» **SET TASK**
Reproduce all of the data below without alteration; exclude every picture.

» **DATA SEGMENT**
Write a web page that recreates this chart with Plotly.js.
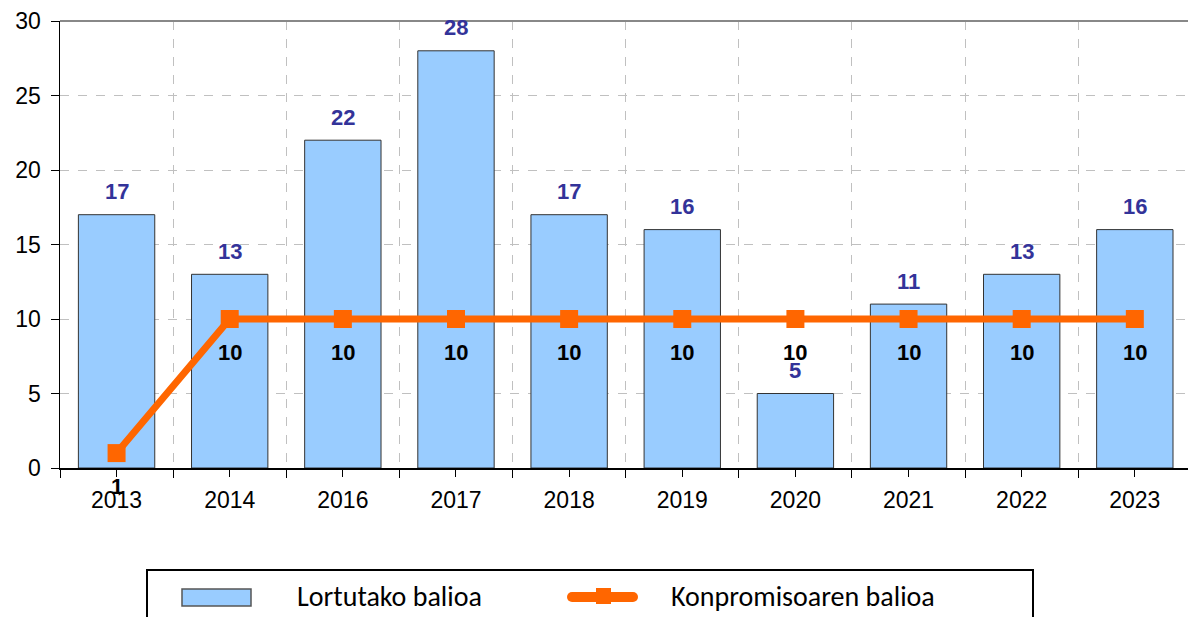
<!DOCTYPE html>
<html>
<head>
<meta charset="utf-8">
<script src="https://cdn.plot.ly/plotly-3.0.1.min.js"></script>
<style>html,body{margin:0;padding:0;background:#fff;}#chart{width:1188px;height:617px;}</style>
</head>
<body>
<div id="chart"></div>
<script>
var categories = ["2013","2014","2016","2017","2018","2019","2020","2021","2022","2023"];
var achieved = [17,13,22,28,17,16,5,11,13,16];
var commitment = [1,10,10,10,10,10,10,10,10,10];
var seriesNames = ["Lortutako balioa","Konpromisoaren balioa"];
var yTicks = [0,5,10,15,20,25,30];

var BLUE = "#99CCFF", ORANGE = "#FF6600";
var xIdx = categories.map(function(_, i){ return i; });

var barTrace = {
  type: "bar", name: seriesNames[0], x: xIdx, y: achieved, width: 0.675,
  marker: {color: BLUE, line: {color: "#333333", width: 1}},
  showlegend: false, hoverinfo: "y"
};
var lineTrace = {
  type: "scatter", mode: "lines+markers", name: seriesNames[1], x: xIdx, y: commitment,
  line: {color: ORANGE, width: 7},
  marker: {symbol: "square", size: 18, color: ORANGE},
  showlegend: false, hoverinfo: "y"
};

var labelFont = "Liberation Sans, Arial, sans-serif";
var annotations = [];
achieved.forEach(function(v, i){
  annotations.push({x: i, y: v, xref: "x", yref: "y", text: String(v), showarrow: false,
    yshift: 23, yanchor: "middle",
    font: {family: labelFont, size: 22, color: "#333399", weight: "bold"}});
});
commitment.forEach(function(v, i){
  annotations.push({x: i, y: v, xref: "x", yref: "y", text: String(v), showarrow: false,
    yshift: -33, yanchor: "middle",
    font: {family: labelFont, size: 22, color: "#000000", weight: "bold"}});
});

// legend drawn in paper coordinates (plot area: x 60..1188 px, y 21..468 px)
function PX(p){ return (p - 60) / 1128; }
function PY(p){ return (468 - p) / 447; }
var legendFont = {family: "Carlito, Lato, sans-serif", size: 28, color: "#000"};
annotations.push({xref: "paper", yref: "paper", x: PX(295), y: PY(596), xanchor: "left", yanchor: "middle",
  text: seriesNames[0], showarrow: false, font: legendFont});
annotations.push({xref: "paper", yref: "paper", x: PX(669), y: PY(596), xanchor: "left", yanchor: "middle",
  text: seriesNames[1], showarrow: false, font: legendFont});

var shapes = [
  {type: "line", xref: "paper", yref: "paper", x0: 0, x1: 1, y0: 1, y1: 1, line: {color: "#888888", width: 2}},
  {type: "rect", xref: "paper", yref: "paper", x0: PX(147), x1: PX(1033), y0: PY(570), y1: PY(660),
    line: {color: "#000", width: 2}, fillcolor: "rgba(0,0,0,0)"},
  {type: "rect", xref: "paper", yref: "paper", x0: PX(182), x1: PX(251), y0: PY(589), y1: PY(606),
    line: {color: "#555555", width: 1.5}, fillcolor: BLUE},
  {type: "line", xref: "paper", yref: "paper", x0: PX(572), x1: PX(633), y0: PY(597), y1: PY(597),
    line: {color: ORANGE, width: 10}},
  {type: "circle", xref: "paper", yref: "paper", x0: PX(567), x1: PX(577), y0: PY(592), y1: PY(602),
    line: {width: 0}, fillcolor: ORANGE},
  {type: "circle", xref: "paper", yref: "paper", x0: PX(628), x1: PX(638), y0: PY(592), y1: PY(602),
    line: {width: 0}, fillcolor: ORANGE},
  {type: "rect", xref: "paper", yref: "paper", x0: PX(596), x1: PX(611), y0: PY(588), y1: PY(604),
    line: {width: 0}, fillcolor: ORANGE}
];

var layout = {
  width: 1188, height: 617,
  margin: {l: 60, r: 0, t: 21, b: 149, pad: 0},
  paper_bgcolor: "#ffffff", plot_bgcolor: "#ffffff",
  showlegend: false,
  xaxis: {
    range: [-0.5, 9.47],
    tickmode: "array", tickvals: xIdx, ticktext: categories,
    ticks: "outside", ticklen: 7, tickcolor: "#000", tickwidth: 1,
    showgrid: false, zeroline: false,
    showline: true, linecolor: "#000", linewidth: 1.5,
    tickfont: {family: labelFont, size: 23, color: "#000"},
    ticklabelstandoff: 4,
    minor: {tick0: -0.5, dtick: 1, ticks: "outside", ticklen: 8, tickcolor: "#000",
      showgrid: true, gridcolor: "#C0C0C0", griddash: "dash", gridwidth: 1}
  },
  yaxis: {
    range: [0, 30], tickmode: "array", tickvals: yTicks,
    ticks: "outside", ticklen: 8, tickcolor: "#000", tickwidth: 1,
    showgrid: true, gridcolor: "#C0C0C0", griddash: "dash", gridwidth: 1,
    zeroline: false, showline: true, linecolor: "#000", linewidth: 1.5,
    tickfont: {family: labelFont, size: 23, color: "#000"},
    ticklabelstandoff: 5
  },
  shapes: shapes,
  annotations: annotations
};

Plotly.newPlot("chart", [barTrace, lineTrace], layout, {displayModeBar: false, staticPlot: true});
</script>
</body>
</html>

» **THE COMPLETED TASK**
Write a web page that recreates this chart with Plotly.js.
<!DOCTYPE html>
<html>
<head>
<meta charset="utf-8">
<script src="https://cdn.plot.ly/plotly-3.0.1.min.js"></script>
<style>html,body{margin:0;padding:0;background:#fff;}#chart{width:1188px;height:617px;}</style>
</head>
<body>
<div id="chart"></div>
<script>
var categories = ["2013","2014","2016","2017","2018","2019","2020","2021","2022","2023"];
var achieved = [17,13,22,28,17,16,5,11,13,16];
var commitment = [1,10,10,10,10,10,10,10,10,10];
var seriesNames = ["Lortutako balioa","Konpromisoaren balioa"];
var yTicks = [0,5,10,15,20,25,30];

var BLUE = "#99CCFF", ORANGE = "#FF6600";
var xIdx = categories.map(function(_, i){ return i; });

var barTrace = {
  type: "bar", name: seriesNames[0], x: xIdx, y: achieved, width: 0.675,
  marker: {color: BLUE, line: {color: "#333333", width: 1}},
  showlegend: false, hoverinfo: "y"
};
var lineTrace = {
  type: "scatter", mode: "lines+markers", name: seriesNames[1], x: xIdx, y: commitment,
  line: {color: ORANGE, width: 7},
  marker: {symbol: "square", size: 18, color: ORANGE},
  showlegend: false, hoverinfo: "y"
};

var labelFont = "Liberation Sans, Arial, sans-serif";
var annotations = [];
achieved.forEach(function(v, i){
  annotations.push({x: i, y: v, xref: "x", yref: "y", text: String(v), showarrow: false,
    yshift: 23, yanchor: "middle",
    font: {family: labelFont, size: 22, color: "#333399", weight: "bold"}});
});
commitment.forEach(function(v, i){
  annotations.push({x: i, y: v, xref: "x", yref: "y", text: String(v), showarrow: false,
    yshift: -33, yanchor: "middle",
    font: {family: labelFont, size: 22, color: "#000000", weight: "bold"}});
});

// legend drawn in paper coordinates (plot area: x 60..1188 px, y 21..468 px)
function PX(p){ return (p - 60) / 1128; }
function PY(p){ return (468 - p) / 447; }
var legendFont = {family: "Carlito, Lato, sans-serif", size: 28, color: "#000"};
annotations.push({xref: "paper", yref: "paper", x: PX(295), y: PY(596), xanchor: "left", yanchor: "middle",
  text: seriesNames[0], showarrow: false, font: legendFont});
annotations.push({xref: "paper", yref: "paper", x: PX(669), y: PY(596), xanchor: "left", yanchor: "middle",
  text: seriesNames[1], showarrow: false, font: legendFont});

var shapes = [
  {type: "line", xref: "paper", yref: "paper", x0: 0, x1: 1, y0: 1, y1: 1, line: {color: "#888888", width: 2}},
  {type: "rect", xref: "paper", yref: "paper", x0: PX(147), x1: PX(1033), y0: PY(570), y1: PY(660),
    line: {color: "#000", width: 2}, fillcolor: "rgba(0,0,0,0)"},
  {type: "rect", xref: "paper", yref: "paper", x0: PX(182), x1: PX(251), y0: PY(589), y1: PY(606),
    line: {color: "#555555", width: 1.5}, fillcolor: BLUE},
  {type: "line", xref: "paper", yref: "paper", x0: PX(572), x1: PX(633), y0: PY(597), y1: PY(597),
    line: {color: ORANGE, width: 10}},
  {type: "circle", xref: "paper", yref: "paper", x0: PX(567), x1: PX(577), y0: PY(592), y1: PY(602),
    line: {width: 0}, fillcolor: ORANGE},
  {type: "circle", xref: "paper", yref: "paper", x0: PX(628), x1: PX(638), y0: PY(592), y1: PY(602),
    line: {width: 0}, fillcolor: ORANGE},
  {type: "rect", xref: "paper", yref: "paper", x0: PX(596), x1: PX(611), y0: PY(588), y1: PY(604),
    line: {width: 0}, fillcolor: ORANGE}
];

var layout = {
  width: 1188, height: 617,
  margin: {l: 60, r: 0, t: 21, b: 149, pad: 0},
  paper_bgcolor: "#ffffff", plot_bgcolor: "#ffffff",
  showlegend: false,
  xaxis: {
    range: [-0.5, 9.47],
    tickmode: "array", tickvals: xIdx, ticktext: categories,
    ticks: "outside", ticklen: 7, tickcolor: "#000", tickwidth: 1,
    showgrid: false, zeroline: false,
    showline: true, linecolor: "#000", linewidth: 1.5,
    tickfont: {family: labelFont, size: 23, color: "#000"},
    ticklabelstandoff: 4,
    minor: {tick0: -0.5, dtick: 1, ticks: "outside", ticklen: 8, tickcolor: "#000",
      showgrid: true, gridcolor: "#C0C0C0", griddash: "dash", gridwidth: 1}
  },
  yaxis: {
    range: [0, 30], tickmode: "array", tickvals: yTicks,
    ticks: "outside", ticklen: 8, tickcolor: "#000", tickwidth: 1,
    showgrid: true, gridcolor: "#C0C0C0", griddash: "dash", gridwidth: 1,
    zeroline: false, showline: true, linecolor: "#000", linewidth: 1.5,
    tickfont: {family: labelFont, size: 23, color: "#000"},
    ticklabelstandoff: 5
  },
  shapes: shapes,
  annotations: annotations
};

Plotly.newPlot("chart", [barTrace, lineTrace], layout, {displayModeBar: false, staticPlot: true});
</script>
</body>
</html>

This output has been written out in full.